Genes can predispose, but they don't control our behavior.
Carrying a few extra pounds there, chubby? Relax – you're no longer considered a lazy, self-indulgent glutton. You're just sick. The American Medical Association this week voted to upgrade obesity to “disease” status. Excessive eating now joins excessive alcohol intake as something we should pity people for instead of sitting in judgment on them.
Certainly there could be benefits to the disease model. Insurance companies might start paying for weight-loss treatments the same way they pay for smoking-cessation programs now. The campaign to get junk food out of schools might get more support. Nutrition counseling might be taken more seriously. Doctors might pay more attention to patient's eating and lifestyle habits. Fewer Americans might suffer from actual diseases such as diabetes and coronary heart disease.
But there is also a downside we should not ignore.
This is one more step on the path we've been on that leads away from accepting responsibility. It's never anybody's fault for anything: I didn't get irresponsibly drunk; my genes made me do it. And, I don't have anger issues; I suffer from social anxiety disorder. And, I can't help smoking; I have an addictive personality. Now add I eat too much because my disease hasn't been treated to the list.
A small percentage of obesity is caused by genuine medical conditions. But the overwhelming majority of it comes from eating too much, making poor food choices and not exercising enough. The more we think of obesity as a disease, the less likely we are to acknowledge the simple need to make responsible use of our free will.

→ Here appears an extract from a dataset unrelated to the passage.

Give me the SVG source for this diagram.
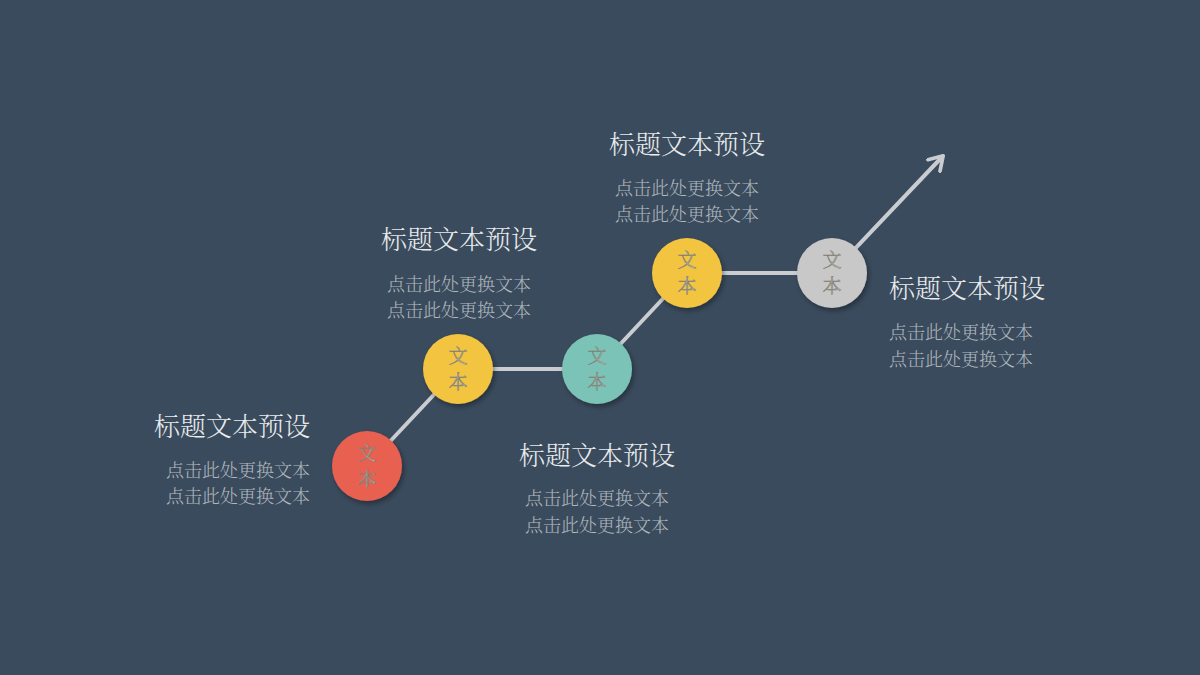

As we have come to understanding more about the human genome, there has been an unfortunate tendency to explain everything by heredity. How can we be held responsible for bad behavior when it is programmed into our very being?
That's not exactly the key to a healthy, civilized society. Yes, there is a genetic component to everything. But genetics only predispose; our biology does not predetermine. We all have tendencies, but we also have the obligation to accept the consequences of our decisions.